First, it declares that Richard Burr does not have the same problems Elizabeth Dole did. Actually he does. Dole's problem was that she was so weakly defined with the electorate that when the DSCC started attacking her in August people believed it, because she hadn't given them any reason to see otherwise. Burr has exactly the same problem. A third of voters in our polls have no opinion about him. Civitas' polls have tended to show closer to 50% with no opinion about him. When you have not crafted an image of yourself with the electorate, you give someone else the opportunity to. Burr's 'issues' will be whatever the DSCC and his opponent decides they are unless he does a lot more to define himself with the voters in the next year. But that's not really going to start happening in a broad sense until the last few months before the election.

The same 'experts' writing these stories and giving these quotes are probably the same ones who said Dole was going to coast to reelection because she had a 14 point lead on July 1st. Well she was highly malleable and trailed Kay Hagan by three points by the end of August. When you haven't caught the voters' attention your fortunes can shift really fast, and our numbers consistently show Burr in an even weaker position on that front than Dole was. I don't know what's going to get thrown at Burr but the DSCC showed last year it is quite adept at making use of what's out there, such as effectiveness rankings.

Second, this continuing thought that Democrats are in trouble because they haven't landed a 'name' challenger yet is ridiculous.

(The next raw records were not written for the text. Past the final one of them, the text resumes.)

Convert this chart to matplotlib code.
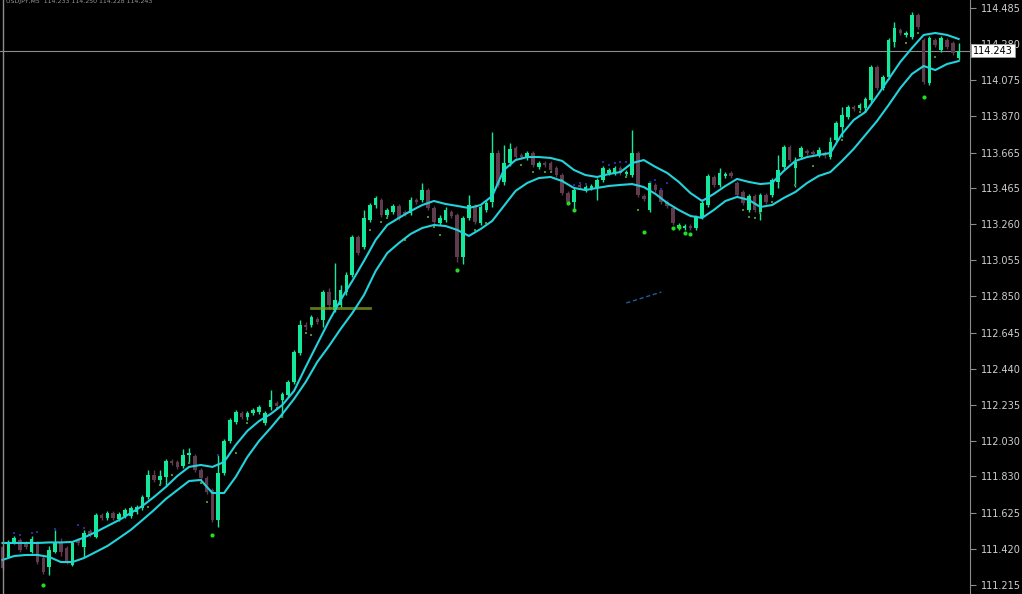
import matplotlib
matplotlib.use("Agg")
import matplotlib.pyplot as plt
import matplotlib.transforms as mtransforms
from matplotlib.lines import Line2D
import numpy as np

# ---------------- data (USDJPY candles) ----------------
opens = [
    111.430, 111.374, 111.459, 111.470, 111.453, 111.402, 111.453, 111.368, 111.317, 111.402,
    111.459, 111.425, 111.328, 111.470, 111.430, 111.521, 111.487, 111.612, 111.595, 111.623,
    111.589, 111.606, 111.606, 111.629, 111.651, 111.714, 111.838, 111.810, 111.827, 111.918,
    111.912, 111.889, 111.952, 111.946, 111.867, 111.821, 111.753, 111.583, 111.850, 112.031,
    112.139, 112.190, 112.167, 112.190, 112.195, 112.133, 112.224, 112.246, 112.263, 112.292,
    112.365, 112.530, 112.688, 112.688, 112.722, 112.717, 112.875, 112.773, 112.802, 112.875,
    112.972, 113.187, 113.130, 113.283, 113.368, 113.397, 113.312, 113.329, 113.363, 113.329,
    113.323, 113.397, 113.397, 113.453, 113.351, 113.266, 113.283, 113.329, 113.312, 113.074,
    113.295, 113.363, 113.266, 113.340, 113.385, 113.663, 113.499, 113.606, 113.691, 113.652,
    113.635, 113.663, 113.584, 113.606, 113.606, 113.578, 113.538, 113.436, 113.385, 113.482,
    113.453, 113.465, 113.465, 113.510, 113.550, 113.550, 113.578, 113.544, 113.538, 113.663,
    113.419, 113.340, 113.482, 113.453, 113.385, 113.351, 113.238, 113.238, 113.249, 113.238,
    113.300, 113.368, 113.527, 113.482, 113.533, 113.550, 113.493, 113.442, 113.340, 113.419,
    113.329, 113.425, 113.425, 113.499, 113.584, 113.697, 113.578, 113.640, 113.674, 113.669,
    113.652, 113.663, 113.640, 113.737, 113.810, 113.867, 113.924, 113.918, 113.918, 113.963,
    114.150, 114.031, 114.094, 114.292, 114.360, 114.332, 114.320, 114.445, 114.303, 114.060,
    114.303, 114.247, 114.303, 114.286, 114.201,
]
highs = [
    111.442, 111.470, 111.493, 111.481, 111.464, 111.493, 111.464, 111.379, 111.436, 111.527,
    111.481, 111.436, 111.464, 111.481, 111.527, 111.532, 111.623, 111.623, 111.634, 111.634,
    111.629, 111.651, 111.663, 111.668, 111.725, 111.867, 111.867, 111.867, 111.929, 111.929,
    111.923, 111.986, 111.991, 111.957, 111.878, 111.833, 111.765, 111.952, 112.042, 112.161,
    112.207, 112.201, 112.201, 112.218, 112.235, 112.201, 112.320, 112.258, 112.309, 112.377,
    112.547, 112.717, 112.705, 112.745, 112.734, 112.887, 112.898, 113.040, 112.915, 112.989,
    113.198, 113.198, 113.340, 113.380, 113.419, 113.408, 113.351, 113.374, 113.374, 113.340,
    113.414, 113.408, 113.493, 113.465, 113.363, 113.312, 113.357, 113.340, 113.323, 113.306,
    113.425, 113.374, 113.368, 113.397, 113.782, 113.680, 113.708, 113.720, 113.703, 113.663,
    113.674, 113.674, 113.618, 113.618, 113.618, 113.589, 113.550, 113.448, 113.465, 113.493,
    113.482, 113.487, 113.521, 113.589, 113.578, 113.589, 113.589, 113.567, 113.793, 113.674,
    113.431, 113.504, 113.493, 113.465, 113.397, 113.363, 113.266, 113.261, 113.261, 113.312,
    113.391, 113.544, 113.538, 113.578, 113.555, 113.561, 113.504, 113.453, 113.431, 113.431,
    113.436, 113.436, 113.521, 113.652, 113.708, 113.708, 113.640, 113.703, 113.686, 113.680,
    113.697, 113.674, 113.754, 113.844, 113.924, 113.935, 113.935, 113.946, 113.980, 114.162,
    114.162, 114.105, 114.315, 114.405, 114.371, 114.354, 114.462, 114.456, 114.315, 114.326,
    114.315, 114.326, 114.315, 114.298, 114.286,
]
lows = [
    111.300, 111.368, 111.447, 111.402, 111.419, 111.396, 111.334, 111.277, 111.272, 111.396,
    111.379, 111.334, 111.323, 111.442, 111.374, 111.487, 111.481, 111.583, 111.583, 111.583,
    111.578, 111.595, 111.595, 111.617, 111.640, 111.702, 111.799, 111.782, 111.776, 111.895,
    111.872, 111.878, 111.906, 111.855, 111.810, 111.731, 111.572, 111.544, 111.838, 112.020,
    112.127, 112.156, 112.150, 112.178, 112.184, 112.122, 112.207, 112.218, 112.167, 112.280,
    112.354, 112.518, 112.660, 112.677, 112.694, 112.677, 112.779, 112.762, 112.790, 112.858,
    112.960, 113.085, 113.119, 113.272, 113.351, 113.300, 113.300, 113.317, 113.283, 113.306,
    113.312, 113.374, 113.385, 113.340, 113.261, 113.255, 113.272, 113.295, 113.045, 113.034,
    113.283, 113.261, 113.255, 113.329, 113.357, 113.470, 113.482, 113.589, 113.629, 113.629,
    113.623, 113.584, 113.572, 113.584, 113.555, 113.527, 113.425, 113.374, 113.340, 113.459,
    113.442, 113.453, 113.397, 113.499, 113.538, 113.538, 113.538, 113.533, 113.527, 113.414,
    113.391, 113.329, 113.442, 113.374, 113.351, 113.255, 113.227, 113.227, 113.227, 113.227,
    113.289, 113.357, 113.470, 113.470, 113.521, 113.521, 113.414, 113.368, 113.329, 113.329,
    113.283, 113.374, 113.414, 113.465, 113.572, 113.612, 113.470, 113.629, 113.652, 113.646,
    113.640, 113.635, 113.629, 113.725, 113.754, 113.856, 113.901, 113.907, 113.895, 113.952,
    114.020, 114.020, 114.082, 114.264, 114.332, 114.320, 114.309, 114.366, 114.054, 114.048,
    114.264, 114.235, 114.252, 114.218, 114.190,
]
closes = [
    111.311, 111.453, 111.481, 111.413, 111.430, 111.476, 111.345, 111.289, 111.413, 111.459,
    111.402, 111.345, 111.453, 111.453, 111.510, 111.498, 111.612, 111.595, 111.623, 111.595,
    111.617, 111.640, 111.651, 111.657, 111.714, 111.838, 111.810, 111.833, 111.918, 111.906,
    111.884, 111.952, 111.963, 111.867, 111.821, 111.742, 111.583, 111.850, 112.031, 112.150,
    112.195, 112.167, 112.190, 112.207, 112.224, 112.190, 112.263, 112.229, 112.297, 112.365,
    112.535, 112.688, 112.677, 112.734, 112.705, 112.875, 112.802, 112.830, 112.887, 112.972,
    113.187, 113.096, 113.295, 113.368, 113.408, 113.312, 113.340, 113.363, 113.295, 113.317,
    113.397, 113.385, 113.453, 113.351, 113.272, 113.295, 113.340, 113.306, 113.074, 113.295,
    113.368, 113.272, 113.357, 113.380, 113.663, 113.482, 113.606, 113.686, 113.640, 113.640,
    113.663, 113.595, 113.606, 113.595, 113.567, 113.538, 113.436, 113.385, 113.453, 113.470,
    113.470, 113.476, 113.510, 113.578, 113.567, 113.578, 113.550, 113.555, 113.663, 113.425,
    113.402, 113.493, 113.453, 113.385, 113.363, 113.266, 113.255, 113.249, 113.238, 113.300,
    113.380, 113.533, 113.482, 113.550, 113.544, 113.533, 113.425, 113.380, 113.419, 113.340,
    113.425, 113.385, 113.510, 113.567, 113.697, 113.623, 113.612, 113.691, 113.663, 113.657,
    113.680, 113.646, 113.725, 113.833, 113.878, 113.924, 113.912, 113.935, 113.969, 114.150,
    114.031, 114.094, 114.303, 114.371, 114.343, 114.343, 114.445, 114.377, 114.065, 114.315,
    114.275, 114.315, 114.264, 114.230, 114.243,
]

# envelope indicator, read every second bar
band_idx = list(range(0, 165, 2))
upper_band = [
    111.453, 111.453, 111.453, 111.453, 111.456, 111.456, 111.459, 111.484, 111.515, 111.549,
    111.583, 111.623, 111.663, 111.714, 111.770, 111.833, 111.884, 111.895, 111.884, 111.912,
    112.008, 112.088, 112.144, 112.184, 112.235, 112.314, 112.450, 112.581, 112.711, 112.830,
    112.938, 113.051, 113.170, 113.255, 113.295, 113.334, 113.368, 113.391, 113.374, 113.363,
    113.351, 113.368, 113.419, 113.567, 113.623, 113.640, 113.640, 113.635, 113.618, 113.567,
    113.538, 113.527, 113.544, 113.555, 113.606, 113.623, 113.584, 113.550, 113.499, 113.436,
    113.391, 113.431, 113.476, 113.516, 113.499, 113.487, 113.493, 113.561, 113.618, 113.640,
    113.652, 113.663, 113.771, 113.850, 113.895, 113.986, 114.082, 114.179, 114.258, 114.332,
    114.343, 114.332, 114.309,
]
lower_band = [
    111.357, 111.379, 111.385, 111.385, 111.374, 111.345, 111.345, 111.368, 111.402, 111.436,
    111.481, 111.527, 111.583, 111.640, 111.702, 111.753, 111.804, 111.810, 111.736, 111.736,
    111.827, 111.940, 112.031, 112.105, 112.184, 112.269, 112.365, 112.479, 112.569, 112.666,
    112.756, 112.858, 112.994, 113.096, 113.153, 113.204, 113.238, 113.255, 113.249, 113.227,
    113.193, 113.232, 113.278, 113.363, 113.448, 113.493, 113.521, 113.527, 113.504, 113.465,
    113.453, 113.465, 113.476, 113.482, 113.487, 113.470, 113.431, 113.380, 113.340, 113.306,
    113.295, 113.340, 113.391, 113.414, 113.397, 113.357, 113.368, 113.408, 113.442, 113.493,
    113.533, 113.555, 113.618, 113.686, 113.765, 113.844, 113.935, 114.031, 114.111, 114.156,
    114.133, 114.167, 114.184,
]

# signal markers (bar index, price)
olive_idx = [20, 25, 27, 29, 32, 34, 35, 40, 42, 47, 48, 52, 53, 63, 65, 66, 69, 73, 74, 75,
             81, 83, 89, 91, 93, 94, 96, 107, 109, 127, 128, 129, 130, 132, 136, 139, 144,
             147, 148, 155, 157, 160]
olive_px = [111.583, 111.657, 111.782, 111.838, 111.906, 111.793, 111.685, 111.963, 112.133,
            112.218, 112.167, 112.643, 112.632, 113.227, 113.272, 113.295, 113.170, 113.300,
            113.244, 113.198, 113.227, 113.266, 113.595, 113.555, 113.555, 113.555, 113.510,
            113.527, 113.340, 113.340, 113.300, 113.295, 113.323, 113.385, 113.482, 113.589,
            113.737, 113.895, 113.895, 114.286, 114.343, 114.207]
bright_idx = [7, 36, 78, 97, 98, 110, 115, 116, 117, 118, 158]
bright_px = [111.215, 111.498, 113.000, 113.380, 113.340, 113.215, 113.238, 113.244, 113.210,
             113.204, 113.980]
blue_idx = [2, 3, 5, 6, 9, 13, 14, 37, 98, 99, 100, 103, 104, 105, 106, 107, 111, 112, 113,
            114, 119, 120]
blue_px = [111.510, 111.498, 111.510, 111.515, 111.532, 111.555, 111.538, 111.952, 113.482,
           113.493, 113.487, 113.612, 113.595, 113.606, 113.612, 113.612, 113.499, 113.510,
           113.459, 113.493, 113.306, 113.397]

# chart objects
obj_line_idx = [53, 63]
obj_line_px = 112.785
dash_idx = [107, 113]
dash_px = [112.813, 112.875]

price_ticks = [114.485, 114.280, 114.075, 113.870, 113.665, 113.465, 113.260, 113.055,
               112.850, 112.645, 112.440, 112.235, 112.030, 111.830, 111.625, 111.420, 111.215]
last_price = 114.243
header_text = "USDJPY,M5  114.233 114.250 114.228 114.243"

# ---------------- styling ----------------
BULL = "#14e89a"
BEAR = "#5e3c4e"
BAND = "#22d3dc"
W, H = 1022, 594

fig = plt.figure(figsize=(W / 100, H / 100), dpi=100, facecolor="black")
ax = fig.add_axes([0, 0, 970 / W, 1])
ax.set_facecolor("black")

o = np.array(opens); c = np.array(closes)
hi = np.array(highs); lo = np.array(lows)
idx = np.arange(len(o))
bull = c >= o
cols = np.where(bull, BULL, BEAR)

ax.axhline(last_price, color="#8c8c8c", lw=0.8, zorder=1)

ax.vlines(idx, lo, hi, colors=cols, lw=1.0, zorder=2)
body_h = np.maximum(np.abs(c - o), 0.006)
ax.bar(idx, body_h, bottom=np.minimum(o, c), width=0.62, color=cols, linewidth=0, zorder=3)

ax.plot(olive_idx, olive_px, ls="none", marker="s", ms=2.0, mew=0, color="#4f8f22", zorder=4)
ax.plot(bright_idx, bright_px, ls="none", marker="o", ms=3.0, mew=0, color="#22dd22", zorder=4)
ax.plot(blue_idx, blue_px, ls="none", marker="s", ms=1.8, mew=0, color="#2a2aa0", zorder=4)

ax.plot(obj_line_idx, [obj_line_px, obj_line_px], color="#7fa020", lw=2.0, alpha=0.75, zorder=4)
ax.plot(dash_idx, dash_px, color="#1f5f9f", lw=1.0, ls=(0, (3, 2)), zorder=4)

ax.plot(band_idx, upper_band, color=BAND, lw=1.5, zorder=5)
ax.plot(band_idx, lower_band, color=BAND, lw=1.5, zorder=5)

ax.set_xlim(-2.5 / 5.83, (970 - 2.5) / 5.83)
ax.set_ylim(114.530 - 0.005667 * H, 114.530)

ax.yaxis.tick_right()
ax.set_yticks(price_ticks)
ax.set_yticklabels([f"{p:.3f}" for p in price_ticks])
ax.tick_params(axis="y", colors="#8c8c8c", labelcolor="#cfcfcf", length=4, width=0.8,
               direction="out", labelsize=7, pad=4)
ax.tick_params(axis="x", bottom=False, labelbottom=False)
for s in ["top", "bottom", "left"]:
    ax.spines[s].set_visible(False)
ax.spines["right"].set_color("#8c8c8c")
ax.spines["right"].set_linewidth(0.8)

trans = mtransforms.blended_transform_factory(ax.transAxes, ax.transData)
ax.text(1.003, last_price, f"{last_price:.3f}", transform=trans, va="center", ha="left",
        fontsize=7, color="black", zorder=10, clip_on=False,
        bbox=dict(boxstyle="square,pad=0.18", fc="white", ec="#9a9a9a", lw=0.6))

fig.add_artist(Line2D([2.5 / W, 2.5 / W], [0, 1], color="#8c8c8c", lw=1.0))
fig.text(6 / W, 1.0 - 2 / H, header_text, fontsize=4.5, color="#9a9a9a", va="center", ha="left")

fig.savefig("out.png", dpi=100, facecolor="black")
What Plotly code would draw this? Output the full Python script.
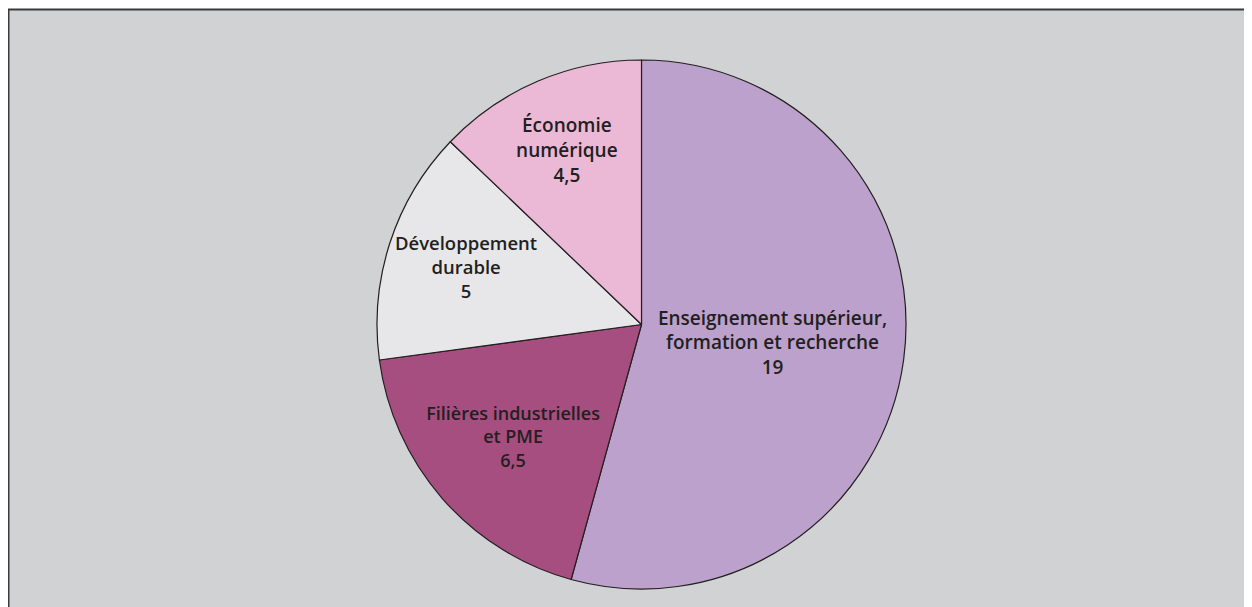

Every single story written about Burr's status should point out that Hagan didn't join the race until October. That's still four months away. And she certainly wasn't a name challenger. Gary Pearce is the only person I've seen who really seems to get this. Our poll last week showed that two sentences of Cal Cunningham's biography gave him better numbers than almost every prominent Democrat we've polled, including several statewide officials and members of Congress. Cooper would clearly have been the best possible candidate but beyond him I think any Democrat who can raise money and has a story to tell is going to start in a roughly similar position.

We saw all these things to be true in 2008, yet the press coverage still comes across with a very 2007 mentality.